- WHAT YOU NEED TO DO
Nothing outside the lines from the one containing "Give me the Plotly source for this chart." down to the one containing "import plotly.graph_objects as go" belongs in the copy; print that span exactly, both ends included, with pictures removed.

─── AVAILABLE RECORDS

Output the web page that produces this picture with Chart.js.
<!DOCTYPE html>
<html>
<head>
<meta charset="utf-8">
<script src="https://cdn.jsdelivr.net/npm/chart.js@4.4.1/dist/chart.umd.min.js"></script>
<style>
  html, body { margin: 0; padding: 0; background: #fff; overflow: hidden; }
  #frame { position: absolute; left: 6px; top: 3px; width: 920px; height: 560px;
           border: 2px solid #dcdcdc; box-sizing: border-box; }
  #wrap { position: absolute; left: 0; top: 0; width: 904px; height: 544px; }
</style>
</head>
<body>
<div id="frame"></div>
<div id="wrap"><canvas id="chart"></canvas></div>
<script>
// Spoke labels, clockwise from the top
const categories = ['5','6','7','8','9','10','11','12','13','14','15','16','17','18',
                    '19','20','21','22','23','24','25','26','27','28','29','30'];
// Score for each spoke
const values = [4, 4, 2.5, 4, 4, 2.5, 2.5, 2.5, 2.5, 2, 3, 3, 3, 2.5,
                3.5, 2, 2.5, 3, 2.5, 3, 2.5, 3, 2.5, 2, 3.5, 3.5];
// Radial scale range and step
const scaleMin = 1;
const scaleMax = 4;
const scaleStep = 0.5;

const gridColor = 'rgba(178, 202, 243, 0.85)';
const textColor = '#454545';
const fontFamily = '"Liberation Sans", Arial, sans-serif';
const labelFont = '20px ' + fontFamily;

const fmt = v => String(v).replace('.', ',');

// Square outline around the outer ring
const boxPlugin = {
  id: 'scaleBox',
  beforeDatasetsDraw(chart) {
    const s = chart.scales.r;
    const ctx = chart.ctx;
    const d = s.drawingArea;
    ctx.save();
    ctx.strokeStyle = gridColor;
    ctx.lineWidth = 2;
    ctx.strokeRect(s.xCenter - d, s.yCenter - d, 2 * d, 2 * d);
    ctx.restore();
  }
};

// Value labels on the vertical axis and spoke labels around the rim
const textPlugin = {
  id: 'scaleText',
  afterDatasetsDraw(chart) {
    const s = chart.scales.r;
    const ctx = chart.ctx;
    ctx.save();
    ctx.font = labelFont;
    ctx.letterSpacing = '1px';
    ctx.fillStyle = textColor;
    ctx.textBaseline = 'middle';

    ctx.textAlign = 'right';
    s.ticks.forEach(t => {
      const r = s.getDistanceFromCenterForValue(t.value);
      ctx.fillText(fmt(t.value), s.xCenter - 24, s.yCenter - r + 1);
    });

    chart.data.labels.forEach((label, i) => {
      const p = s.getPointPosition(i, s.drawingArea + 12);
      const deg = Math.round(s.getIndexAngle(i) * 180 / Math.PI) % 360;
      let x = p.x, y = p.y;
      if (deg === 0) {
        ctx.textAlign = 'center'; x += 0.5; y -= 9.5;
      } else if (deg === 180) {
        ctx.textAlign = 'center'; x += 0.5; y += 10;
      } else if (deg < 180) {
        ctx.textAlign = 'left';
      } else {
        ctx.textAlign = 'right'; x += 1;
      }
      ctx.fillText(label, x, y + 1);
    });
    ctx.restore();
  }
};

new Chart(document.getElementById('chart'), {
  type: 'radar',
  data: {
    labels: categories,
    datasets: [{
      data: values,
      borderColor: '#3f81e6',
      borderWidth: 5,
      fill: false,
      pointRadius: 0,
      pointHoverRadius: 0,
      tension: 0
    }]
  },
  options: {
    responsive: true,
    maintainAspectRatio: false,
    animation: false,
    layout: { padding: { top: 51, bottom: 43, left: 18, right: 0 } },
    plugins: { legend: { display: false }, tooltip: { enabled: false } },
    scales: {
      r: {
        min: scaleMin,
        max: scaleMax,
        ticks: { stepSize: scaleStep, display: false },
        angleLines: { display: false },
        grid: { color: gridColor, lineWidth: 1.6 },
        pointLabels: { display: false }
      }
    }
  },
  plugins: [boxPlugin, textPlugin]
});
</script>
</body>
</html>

──────
─── AVAILABLE RECORDS

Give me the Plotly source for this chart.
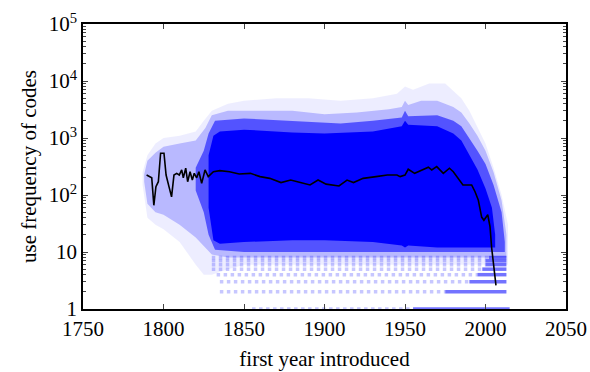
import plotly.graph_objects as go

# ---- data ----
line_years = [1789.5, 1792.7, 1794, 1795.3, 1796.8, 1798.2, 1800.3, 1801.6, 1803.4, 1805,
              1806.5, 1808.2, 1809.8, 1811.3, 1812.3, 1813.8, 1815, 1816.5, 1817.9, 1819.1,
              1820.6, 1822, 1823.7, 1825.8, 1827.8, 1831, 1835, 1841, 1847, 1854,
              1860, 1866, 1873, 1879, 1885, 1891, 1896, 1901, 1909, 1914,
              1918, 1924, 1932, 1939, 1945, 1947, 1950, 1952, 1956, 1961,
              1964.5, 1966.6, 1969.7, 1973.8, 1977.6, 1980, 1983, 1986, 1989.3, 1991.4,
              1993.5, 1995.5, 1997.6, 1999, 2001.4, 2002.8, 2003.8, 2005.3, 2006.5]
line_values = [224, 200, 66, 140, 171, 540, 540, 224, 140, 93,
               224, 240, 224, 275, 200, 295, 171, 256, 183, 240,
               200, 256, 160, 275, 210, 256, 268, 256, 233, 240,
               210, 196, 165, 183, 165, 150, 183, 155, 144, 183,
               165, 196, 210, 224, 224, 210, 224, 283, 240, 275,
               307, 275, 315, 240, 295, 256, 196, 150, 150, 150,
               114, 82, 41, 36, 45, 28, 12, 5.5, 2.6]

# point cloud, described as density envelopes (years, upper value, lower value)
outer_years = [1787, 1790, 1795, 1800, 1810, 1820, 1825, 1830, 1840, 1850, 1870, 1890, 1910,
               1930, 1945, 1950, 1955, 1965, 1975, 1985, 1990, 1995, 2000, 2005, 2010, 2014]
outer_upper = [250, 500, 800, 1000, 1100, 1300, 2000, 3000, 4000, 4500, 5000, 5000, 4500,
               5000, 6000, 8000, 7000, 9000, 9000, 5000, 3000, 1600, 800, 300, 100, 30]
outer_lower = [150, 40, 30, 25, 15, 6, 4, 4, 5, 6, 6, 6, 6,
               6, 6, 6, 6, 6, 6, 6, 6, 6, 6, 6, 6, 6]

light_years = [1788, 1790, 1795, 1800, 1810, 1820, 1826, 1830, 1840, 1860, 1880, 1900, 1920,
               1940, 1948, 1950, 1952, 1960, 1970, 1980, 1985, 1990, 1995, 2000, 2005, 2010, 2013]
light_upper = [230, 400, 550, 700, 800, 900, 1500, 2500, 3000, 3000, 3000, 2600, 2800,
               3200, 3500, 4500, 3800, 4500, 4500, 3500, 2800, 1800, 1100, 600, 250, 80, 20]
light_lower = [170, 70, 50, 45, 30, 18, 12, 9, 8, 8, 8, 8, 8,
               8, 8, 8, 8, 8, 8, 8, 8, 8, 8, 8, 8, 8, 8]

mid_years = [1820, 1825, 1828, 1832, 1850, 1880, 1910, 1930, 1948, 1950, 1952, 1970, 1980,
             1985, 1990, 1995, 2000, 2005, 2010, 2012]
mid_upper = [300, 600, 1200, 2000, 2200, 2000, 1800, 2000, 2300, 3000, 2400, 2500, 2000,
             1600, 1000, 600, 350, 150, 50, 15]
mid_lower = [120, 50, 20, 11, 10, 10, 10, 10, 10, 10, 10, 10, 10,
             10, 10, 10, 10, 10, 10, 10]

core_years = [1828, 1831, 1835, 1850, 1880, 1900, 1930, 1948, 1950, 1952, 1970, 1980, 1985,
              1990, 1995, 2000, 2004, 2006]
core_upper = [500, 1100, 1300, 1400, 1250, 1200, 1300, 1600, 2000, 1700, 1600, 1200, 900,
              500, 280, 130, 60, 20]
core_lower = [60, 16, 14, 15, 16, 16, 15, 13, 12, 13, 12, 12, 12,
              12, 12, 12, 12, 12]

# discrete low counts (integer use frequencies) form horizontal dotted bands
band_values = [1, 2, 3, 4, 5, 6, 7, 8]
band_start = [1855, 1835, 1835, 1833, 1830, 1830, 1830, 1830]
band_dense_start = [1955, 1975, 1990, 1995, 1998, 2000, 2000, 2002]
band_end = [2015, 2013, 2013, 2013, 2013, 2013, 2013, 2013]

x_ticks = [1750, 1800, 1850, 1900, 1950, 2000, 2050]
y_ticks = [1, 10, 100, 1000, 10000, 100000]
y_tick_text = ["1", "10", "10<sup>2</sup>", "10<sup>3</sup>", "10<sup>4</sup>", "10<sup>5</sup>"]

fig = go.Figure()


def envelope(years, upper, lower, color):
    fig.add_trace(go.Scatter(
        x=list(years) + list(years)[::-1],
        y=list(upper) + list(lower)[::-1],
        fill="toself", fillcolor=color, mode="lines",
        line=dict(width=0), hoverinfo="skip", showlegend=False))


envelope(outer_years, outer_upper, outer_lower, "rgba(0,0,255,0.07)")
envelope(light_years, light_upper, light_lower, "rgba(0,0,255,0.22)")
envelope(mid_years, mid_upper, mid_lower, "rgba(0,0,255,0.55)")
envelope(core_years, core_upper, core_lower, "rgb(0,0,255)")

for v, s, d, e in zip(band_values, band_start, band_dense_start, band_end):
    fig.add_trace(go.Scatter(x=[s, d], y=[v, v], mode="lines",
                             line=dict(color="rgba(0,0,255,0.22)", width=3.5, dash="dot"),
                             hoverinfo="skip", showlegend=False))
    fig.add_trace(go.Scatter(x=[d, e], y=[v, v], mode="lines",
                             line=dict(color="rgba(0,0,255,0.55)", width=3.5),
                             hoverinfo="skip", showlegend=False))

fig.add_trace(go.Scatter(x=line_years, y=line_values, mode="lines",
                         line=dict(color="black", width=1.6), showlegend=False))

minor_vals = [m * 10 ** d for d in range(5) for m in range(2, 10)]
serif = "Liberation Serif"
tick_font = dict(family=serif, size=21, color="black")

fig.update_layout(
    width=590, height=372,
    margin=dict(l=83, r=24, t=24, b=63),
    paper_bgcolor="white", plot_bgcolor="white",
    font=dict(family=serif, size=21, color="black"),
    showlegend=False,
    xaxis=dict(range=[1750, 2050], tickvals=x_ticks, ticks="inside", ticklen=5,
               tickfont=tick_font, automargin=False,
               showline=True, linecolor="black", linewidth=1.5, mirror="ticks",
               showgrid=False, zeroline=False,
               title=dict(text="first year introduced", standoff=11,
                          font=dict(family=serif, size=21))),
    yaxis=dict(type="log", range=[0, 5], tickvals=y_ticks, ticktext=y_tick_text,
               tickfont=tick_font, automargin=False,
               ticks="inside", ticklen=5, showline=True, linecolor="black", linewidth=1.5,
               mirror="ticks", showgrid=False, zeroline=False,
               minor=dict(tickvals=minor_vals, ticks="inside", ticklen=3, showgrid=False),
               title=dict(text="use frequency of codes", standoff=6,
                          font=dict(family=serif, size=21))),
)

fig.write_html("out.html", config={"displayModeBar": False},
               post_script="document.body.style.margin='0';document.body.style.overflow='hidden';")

──────

- PROBLEM SOLUTION
Give me the Plotly source for this chart.
import plotly.graph_objects as go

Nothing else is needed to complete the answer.